He came from somewhere up in the Valley aka Talent Spotting

TAKE (NZ Director’s Guild Magazine)  Winter 2011

 

A short film. A labour of love. Getting it up and shot has been an immense task for the young director – I reckon 40k has haemorrhaged from his bank account and it isn’t finished. His mates from film school came along for the ride… dead weight in the scheme of things – beaks at the end of the nest – there were 30 of them and only 5 working professionals. Enough said. The film got shot – we’ll leave it at that.

Self funded and the director is cutting it himself – but reason up and left the edit suite some time back and he’s struggling to get an edge on the knife… then in walks the guy from up the way, an Iconic player in the Film and TV business, a Master Editor of no nonsense reputation who calls it what it is.
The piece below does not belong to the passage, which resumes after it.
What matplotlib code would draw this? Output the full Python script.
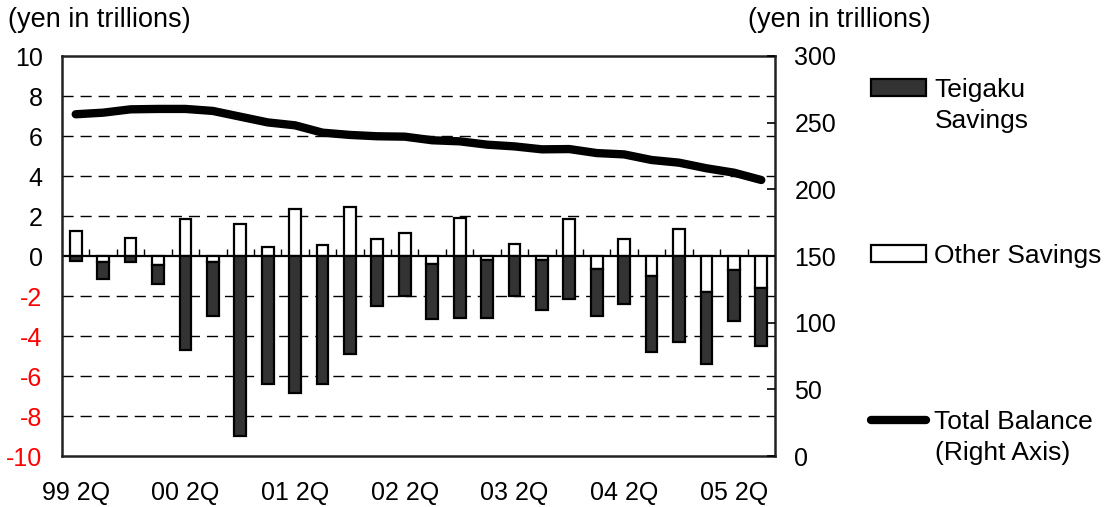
import matplotlib
matplotlib.use("Agg")
import matplotlib.pyplot as plt
from matplotlib.patches import Patch
from matplotlib.lines import Line2D
import numpy as np

plt.rcParams['font.family'] = ['Liberation Sans', 'DejaVu Sans']

quarters = ["99 2Q", "99 3Q", "99 4Q", "00 1Q", "00 2Q", "00 3Q", "00 4Q", "01 1Q",
            "01 2Q", "01 3Q", "01 4Q", "02 1Q", "02 2Q", "02 3Q", "02 4Q", "03 1Q",
            "03 2Q", "03 3Q", "03 4Q", "04 1Q", "04 2Q", "04 3Q", "04 4Q", "05 1Q",
            "05 2Q", "05 3Q"]
tick_labels = ["99 2Q", "00 2Q", "01 2Q", "02 2Q", "03 2Q", "04 2Q", "05 2Q"]

teigaku = [-0.25, -0.87, -0.30, -0.92, -4.72, -2.70, -9.00, -6.40, -6.85, -6.40,
           -4.89, -2.51, -2.01, -2.75, -3.11, -2.86, -2.01, -2.48, -2.14, -2.31,
           -2.39, -3.79, -4.31, -3.58, -2.55, -2.89]
other = [1.27, -0.30, 0.89, -0.47, 1.86, -0.30, 1.61, 0.46, 2.37, 0.54,
         2.46, 0.83, 1.14, -0.39, 1.91, -0.22, 0.61, -0.21, 1.86, -0.67,
         0.83, -1.00, 1.33, -1.81, -0.71, -1.59]
total_balance = [256.3, 257.5, 260.0, 260.3, 260.3, 258.8, 254.5, 250.2, 248.0, 242.5,
                 240.8, 239.8, 239.5, 236.8, 236.0, 233.5, 232.2, 230.0, 230.2, 227.2,
                 226.2, 222.0, 220.0, 215.8, 212.5, 207.0]

FS = 18
FS_T = 19.5
FS_L = 19
fig = plt.figure(figsize=(11.13, 5.07), dpi=100)
ax = fig.add_axes([62/1113, 1-456/507, (775-62)/1113, 400/507])

x = np.arange(len(quarters))
oth = np.array(other)
tei = np.array(teigaku)
# other savings drawn from zero; teigaku stacked beyond other when both share a sign
tei_bottom = np.where(np.sign(tei) == np.sign(oth), oth, 0.0)
w = 0.43
ax.bar(x, oth, w, color='white', edgecolor='black', linewidth=1.6, zorder=3)
ax.bar(x, tei, w, bottom=tei_bottom, color='#333333', edgecolor='black', linewidth=1.6, zorder=3)

ax.set_xlim(-0.5, len(quarters) - 0.5)
ax.set_ylim(-10, 10)
yt = np.arange(-10, 11, 2)
ax.set_yticks(yt)
ax.set_yticklabels([str(v) for v in yt])
for lab, v in zip(ax.get_yticklabels(), yt):
    lab.set_color('red' if v < 0 else 'black')
ax.tick_params(axis='y', length=0, pad=14, labelsize=FS)

# dashed gridlines
for v in yt:
    if v not in (-10, 0, 10):
        ax.axhline(v, color='black', lw=1.0, ls=(0, (8, 5)), zorder=1)
ax.axhline(0, color='black', lw=1.6, zorder=2)
# category tick marks on the zero axis
bounds = x[:-1] + 0.5
ax.vlines(bounds, 0, 0.35, color='black', lw=1.0, zorder=2)

xt_pos = [quarters.index(t) for t in tick_labels]
ax.set_xticks(xt_pos)
ax.set_xticklabels(tick_labels)
ax.tick_params(axis='x', length=0, pad=18, labelsize=FS)

for s in ax.spines.values():
    s.set_linewidth(1.8)
    s.set_color('#222222')

ax2 = ax.twinx()
ax2.plot(x, total_balance, color='black', lw=6, solid_capstyle='round', solid_joinstyle='round', zorder=5)
ax2.set_ylim(0, 300)
ax2.set_yticks(np.arange(0, 301, 50))
ax2.tick_params(axis='y', direction='in', length=6, width=1.2, pad=14, labelsize=FS)
for s in ax2.spines.values():
    s.set_visible(False)
ax2.set_xlim(ax.get_xlim())

fig.text(8/1113, 1-20/507, "(yen in trillions)", fontsize=FS_T, ha='left', va='center')
fig.text(748/1113, 1-20/507, "(yen in trillions)", fontsize=FS_T, ha='left', va='center')

common = dict(frameon=False, fontsize=FS_L, handlelength=2.1, handleheight=0.64,
              handletextpad=0.3, borderaxespad=0, borderpad=0)
fig.legend(handles=[Patch(facecolor='#333333', edgecolor='black', linewidth=1.6)],
           labels=["Teigaku"], loc='center left',
           bbox_to_anchor=(871/1113, 1-90/507), **common)
fig.text(935/1113, 1-121/507, "Savings", fontsize=FS_L, ha='left', va='center')
fig.legend(handles=[Patch(facecolor='white', edgecolor='black', linewidth=1.6)],
           labels=["Other Savings"], loc='center left',
           bbox_to_anchor=(871/1113, 1-256/507), **common)
fig.legend(handles=[Line2D([], [], color='black', lw=6, solid_capstyle='round')],
           labels=["Total Balance"], loc='center left',
           bbox_to_anchor=(871/1113, 1-422/507), **common)
fig.text(935/1113, 1-453/507, "(Right Axis)", fontsize=FS_L, ha='left', va='center')

fig.savefig("out.png", dpi=100)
He’s been known to walk to town. A recent injury makes him swagger but don’t read too much into it. A brave man would think he’s anything other than quietly confident – possibly arrogant? You’d be wise to keep your thoughts to yourself – ‘enlightened selfishness’ was a description a colleague once used. Whatever, you’re left in no doubt about the immediate.

We get down to work. Quietly at first, nothing to scare the horses. Suddenly the room is abuzz! Heaving and bucking – he barks orders from the back then leans forward stabbing his workers fingers at the screen, ‘take 20 frames off the incoming and swap shot three for five and take seven frames off the tail’. It’s coming alive before our eyes – the characters are not actors anymore, suddenly we have a movie morphing before us. The energy pours from the big man and he breaks out in a sweat, then falls back spent. We take a breather.

We talk through the reasons and where this thing is going and what they will think? “and don’t you forget it?” he might have used his finger to point though I couldn’t be sure.

We did two sessions. We let the cut sit over night so we come back with a modicum of fresh eyes. This is story telling at the greater end of the scale – the character’s now have purpose and a reason to be – nothing predictable, nothing by the book – this is dangerous stuff! The director is back at the controls – he tries to slip in a bit of ‘editing by the rules’ – BARP! – wrong! – ‘Leave that crap at the door sonny’. We make it shorter, we make it sing, it gets better and even shorter.

During the location mentoring I thought it had festival potential, though I worried especially about one of the story beats. I was insistent but not insistent enough; we didn’t shoot it – ‘OK, it’s his movie’ – no time anyway, and like most New Zealand movies we shoot the schedule and get out of there. I’m normally pretty good at being able to tell between good and the ordinary film making, but now sitting in the room is the ‘Top Man’ of New Zealand film editing. Respect! – what if he says its crap? So far so good. Yet I see some missing coverage coming up and now we’ve reached the hole – it hurts to put this one through the wringer – its not working and suddenly it is and in a flash we solve the unsolvable. Genius at work. The big man smiles and says ‘yep’ – I’d forgotten how good this gets. Correct process? – to hell with that! Hack the shit out of it, show it who’s boss! We kick it about the walls. Job done!

Meanwhile the SS Escalator shudders away from the jetty in that ‘youth know everything and wisdom is not required’ fashion – secretly a grown up checks the bung. Up on the helm Capt Talent strikes a pose, while in the engine room a few old hands keep the fires stoked knowing full well the life rafts will be launched when the money is all gone – none for them though – above the ever hopeful grunts, who dutifully supplied their trucks and shoe leather, will still be broke at the end of it and looking for TV commercials to pay the mortgage – the Administrators in Wellington take their regular weekly wage.

Then a late night phone call… something’s happened. The director and his mates have shot a few pickup. He’s re-cut that scene… that pivotal scene near the end, the hard won solution to the void. The Icon has watched and walked out citing ‘they don’t need him anymore’. The director is distraught – not being able to tell the good from the bad was mentioned as the Icon left – the ultimate disrespect for the edit was muttered – the kids intervened on protocol and the old fella’s having nothing of it.

Film making at its best and worst and being able to tell is the key. 40 weeks at film school then – HELL! the best lesson yet. Two days in the edit suite watching the master at work and then the swift kick in the gonads – nothing pretty. I had warned him; I feel sick for the kid… but then its all about picking yourself up isn’t it?

They’ve now put it back to nearly how it was… and you know what? that pickup actually works… they ask my opinion of the cut and just for good measure I take 8 frames off the incoming and ‘get that bastard out of there’ – shorter – fade to black – fade up and we’re into the dust settling slow curtain. It’s very good work – I can tell it is.